### Provided material ###

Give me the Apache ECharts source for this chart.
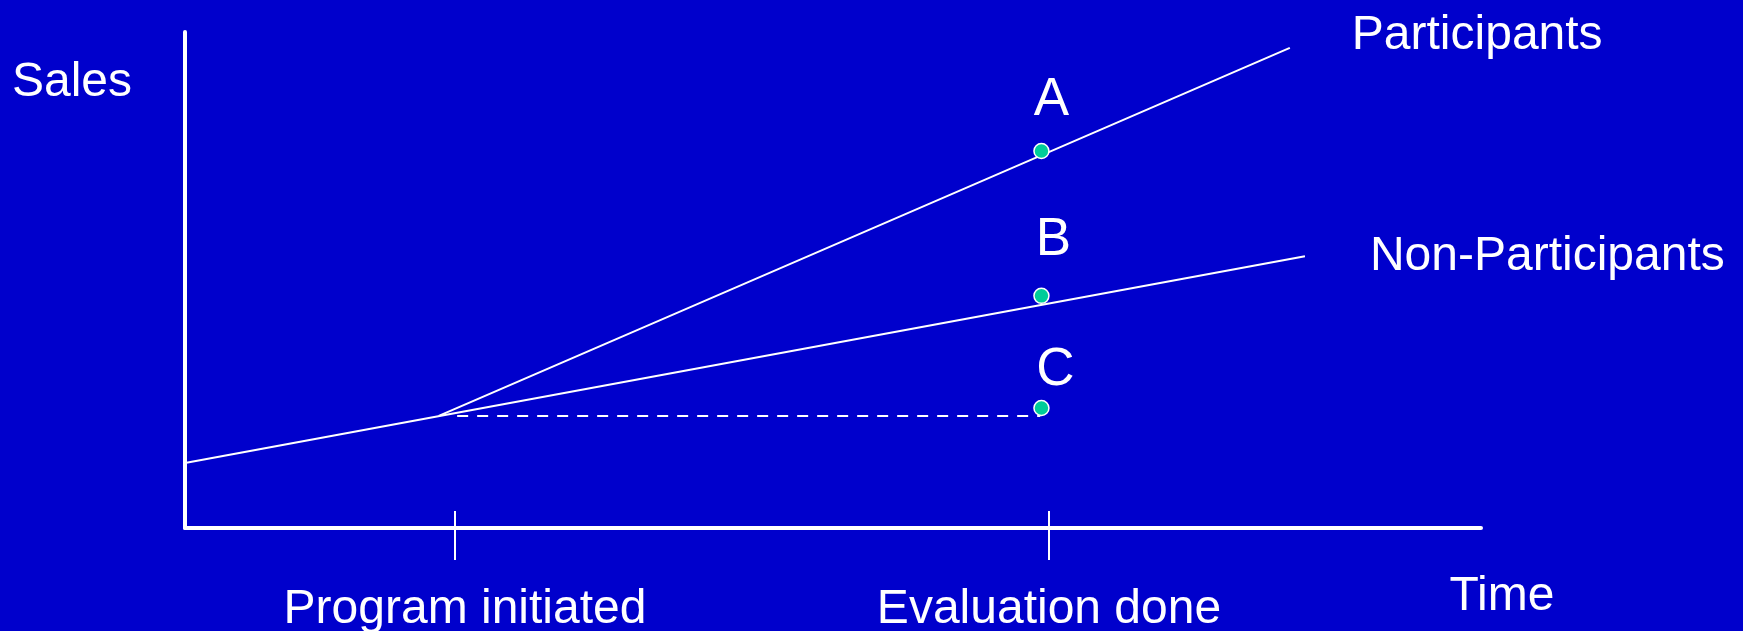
<!DOCTYPE html>
<html>
<head>
<meta charset="utf-8">
<title>Sales over time: participants vs non-participants</title>
<script src="https://cdn.jsdelivr.net/npm/echarts@6/dist/echarts.min.js"></script>
<style>
  html, body { margin: 0; padding: 0; background: #0000CC; }
  #chart { width: 1743px; height: 631px; }
</style>
</head>
<body>
<div id="chart"></div>
<script>
// Time axis markers and their captions
const timeTicks = [2.5, 8];
const tickLabels = ['Program initiated', 'Evaluation done'];

// Sales trajectories (time, sales)
const participants = [[2.35, 2.26], [10.23, 9.68]];
const nonParticipants = [[0, 1.31], [10.37, 5.48]];
// Pre-program level carried forward to the evaluation date
const preProgramLevel = [[2.52, 2.26], [7.92, 2.26]];

// Outcome points at evaluation time
const pointNames = ['A', 'B', 'C'];
const pointTime = 7.93;
const pointSales = [7.60, 4.68, 2.42];

// Axis extents
const timeRange = [0, 12];
const salesRange = [0, 10];

// Label placement for the outcome points, keyed by name
const pointLabelOffset = { A: [10, -51], B: [12, -55], C: [14, -38] };
// Left padding per tick caption (nudges the centred caption sideways)
const tickLabelPadLeft = [20, 0];

const FONT = "'Liberation Sans', Arial, sans-serif";
const WHITE = '#FFFFFF';

const rich = {};
tickLabels.forEach((_, i) => {
  rich['t' + i] = {
    color: WHITE, fontSize: 48, fontFamily: FONT,
    padding: [0, 0, 0, tickLabelPadLeft[i]]
  };
});

const chart = echarts.init(document.getElementById('chart'), null, { renderer: 'canvas' });

chart.setOption({
  backgroundColor: '#0000CC',
  animation: false,
  textStyle: { fontFamily: FONT },
  grid: { left: 185, right: 262, top: 32, bottom: 103, containLabel: false, outerBoundsMode: 'none' },
  xAxis: [
    {
      type: 'value',
      min: timeRange[0],
      max: timeRange[1],
      position: 'bottom',
      name: 'Time',
      nameLocation: 'end',
      nameGap: 21,
      nameTextStyle: {
        color: WHITE, fontSize: 48, fontFamily: FONT,
        align: 'center', verticalAlign: 'top', padding: [45, 0, 0, 0]
      },
      axisLine: { show: true, lineStyle: { color: WHITE, width: 4 } },
      axisTick: {
        show: true, inside: false, length: 32,
        customValues: timeTicks,
        lineStyle: { color: WHITE, width: 2 }
      },
      axisLabel: {
        show: true, customValues: timeTicks, margin: 58,
        color: WHITE, fontSize: 48, fontFamily: FONT,
        formatter: v => {
          const i = timeTicks.indexOf(v);
          return i < 0 ? '' : '{t' + i + '|' + tickLabels[i] + '}';
        },
        rich: rich
      },
      splitLine: { show: false }
    },
    {
      type: 'value',
      min: timeRange[0],
      max: timeRange[1],
      position: 'bottom',
      offset: 0,
      axisLine: { show: false },
      axisTick: {
        show: true, inside: true, length: 17,
        customValues: timeTicks,
        lineStyle: { color: WHITE, width: 2 }
      },
      axisLabel: { show: false },
      splitLine: { show: false }
    }
  ],
  yAxis: {
    type: 'value',
    min: salesRange[0],
    max: salesRange[1],
    name: 'Sales',
    nameLocation: 'end',
    nameGap: -27,
    nameTextStyle: {
      color: WHITE, fontSize: 48, fontFamily: FONT,
      align: 'right', verticalAlign: 'top', padding: [0, 53, 0, 0]
    },
    axisLine: { show: true, lineStyle: { color: WHITE, width: 4 } },
    axisTick: { show: false },
    axisLabel: { show: false },
    splitLine: { show: false }
  },
  series: [
    {
      name: 'Participants',
      type: 'line',
      data: participants,
      symbol: 'none',
      lineStyle: { color: WHITE, width: 2 },
      endLabel: {
        show: true, formatter: '{a}', color: WHITE, fontSize: 48, fontFamily: FONT,
        distance: 0, offset: [62, -12]
      },
      z: 3
    },
    {
      name: 'Non-Participants',
      type: 'line',
      data: nonParticipants,
      symbol: 'none',
      lineStyle: { color: WHITE, width: 2 },
      endLabel: {
        show: true, formatter: '{a}', color: WHITE, fontSize: 48, fontFamily: FONT,
        distance: 0, offset: [65, 1]
      },
      z: 3
    },
    {
      name: 'Pre-program level',
      type: 'line',
      data: preProgramLevel,
      symbol: 'none',
      lineStyle: { color: WHITE, width: 2, type: [11, 9] },
      z: 2
    },
    {
      name: 'Outcomes',
      type: 'scatter',
      data: pointNames.map((n, i) => ({
        name: n,
        value: [pointTime, pointSales[i]],
        label: { offset: pointLabelOffset[n] }
      })),
      symbol: 'circle',
      symbolSize: 15,
      itemStyle: { color: '#00CC99', borderColor: WHITE, borderWidth: 1.5, opacity: 1 },
      label: {
        show: true, position: 'inside', formatter: '{b}',
        color: WHITE, fontSize: 53, fontFamily: FONT
      },
      emphasis: { disabled: true },
      z: 5
    }
  ]
});
</script>
</body>
</html>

###

*The problem*. Keep the pictures out of the copy and return the rest of the data above exactly.

*Solution for this exercise*.
Give me the Apache ECharts source for this chart.
<!DOCTYPE html>
<html>
<head>
<meta charset="utf-8">
<title>Sales over time: participants vs non-participants</title>
<script src="https://cdn.jsdelivr.net/npm/echarts@6/dist/echarts.min.js"></script>
<style>
  html, body { margin: 0; padding: 0; background: #0000CC; }
  #chart { width: 1743px; height: 631px; }
</style>
</head>
<body>
<div id="chart"></div>
<script>
// Time axis markers and their captions
const timeTicks = [2.5, 8];
const tickLabels = ['Program initiated', 'Evaluation done'];

// Sales trajectories (time, sales)
const participants = [[2.35, 2.26], [10.23, 9.68]];
const nonParticipants = [[0, 1.31], [10.37, 5.48]];
// Pre-program level carried forward to the evaluation date
const preProgramLevel = [[2.52, 2.26], [7.92, 2.26]];

// Outcome points at evaluation time
const pointNames = ['A', 'B', 'C'];
const pointTime = 7.93;
const pointSales = [7.60, 4.68, 2.42];

// Axis extents
const timeRange = [0, 12];
const salesRange = [0, 10];

// Label placement for the outcome points, keyed by name
const pointLabelOffset = { A: [10, -51], B: [12, -55], C: [14, -38] };
// Left padding per tick caption (nudges the centred caption sideways)
const tickLabelPadLeft = [20, 0];

const FONT = "'Liberation Sans', Arial, sans-serif";
const WHITE = '#FFFFFF';

const rich = {};
tickLabels.forEach((_, i) => {
  rich['t' + i] = {
    color: WHITE, fontSize: 48, fontFamily: FONT,
    padding: [0, 0, 0, tickLabelPadLeft[i]]
  };
});

const chart = echarts.init(document.getElementById('chart'), null, { renderer: 'canvas' });

chart.setOption({
  backgroundColor: '#0000CC',
  animation: false,
  textStyle: { fontFamily: FONT },
  grid: { left: 185, right: 262, top: 32, bottom: 103, containLabel: false, outerBoundsMode: 'none' },
  xAxis: [
    {
      type: 'value',
      min: timeRange[0],
      max: timeRange[1],
      position: 'bottom',
      name: 'Time',
      nameLocation: 'end',
      nameGap: 21,
      nameTextStyle: {
        color: WHITE, fontSize: 48, fontFamily: FONT,
        align: 'center', verticalAlign: 'top', padding: [45, 0, 0, 0]
      },
      axisLine: { show: true, lineStyle: { color: WHITE, width: 4 } },
      axisTick: {
        show: true, inside: false, length: 32,
        customValues: timeTicks,
        lineStyle: { color: WHITE, width: 2 }
      },
      axisLabel: {
        show: true, customValues: timeTicks, margin: 58,
        color: WHITE, fontSize: 48, fontFamily: FONT,
        formatter: v => {
          const i = timeTicks.indexOf(v);
          return i < 0 ? '' : '{t' + i + '|' + tickLabels[i] + '}';
        },
        rich: rich
      },
      splitLine: { show: false }
    },
    {
      type: 'value',
      min: timeRange[0],
      max: timeRange[1],
      position: 'bottom',
      offset: 0,
      axisLine: { show: false },
      axisTick: {
        show: true, inside: true, length: 17,
        customValues: timeTicks,
        lineStyle: { color: WHITE, width: 2 }
      },
      axisLabel: { show: false },
      splitLine: { show: false }
    }
  ],
  yAxis: {
    type: 'value',
    min: salesRange[0],
    max: salesRange[1],
    name: 'Sales',
    nameLocation: 'end',
    nameGap: -27,
    nameTextStyle: {
      color: WHITE, fontSize: 48, fontFamily: FONT,
      align: 'right', verticalAlign: 'top', padding: [0, 53, 0, 0]
    },
    axisLine: { show: true, lineStyle: { color: WHITE, width: 4 } },
    axisTick: { show: false },
    axisLabel: { show: false },
    splitLine: { show: false }
  },
  series: [
    {
      name: 'Participants',
      type: 'line',
      data: participants,
      symbol: 'none',
      lineStyle: { color: WHITE, width: 2 },
      endLabel: {
        show: true, formatter: '{a}', color: WHITE, fontSize: 48, fontFamily: FONT,
        distance: 0, offset: [62, -12]
      },
      z: 3
    },
    {
      name: 'Non-Participants',
      type: 'line',
      data: nonParticipants,
      symbol: 'none',
      lineStyle: { color: WHITE, width: 2 },
      endLabel: {
        show: true, formatter: '{a}', color: WHITE, fontSize: 48, fontFamily: FONT,
        distance: 0, offset: [65, 1]
      },
      z: 3
    },
    {
      name: 'Pre-program level',
      type: 'line',
      data: preProgramLevel,
      symbol: 'none',
      lineStyle: { color: WHITE, width: 2, type: [11, 9] },
      z: 2
    },
    {
      name: 'Outcomes',
      type: 'scatter',
      data: pointNames.map((n, i) => ({
        name: n,
        value: [pointTime, pointSales[i]],
        label: { offset: pointLabelOffset[n] }
      })),
      symbol: 'circle',
      symbolSize: 15,
      itemStyle: { color: '#00CC99', borderColor: WHITE, borderWidth: 1.5, opacity: 1 },
      label: {
        show: true, position: 'inside', formatter: '{b}',
        color: WHITE, fontSize: 53, fontFamily: FONT
      },
      emphasis: { disabled: true },
      z: 5
    }
  ]
});
</script>
</body>
</html>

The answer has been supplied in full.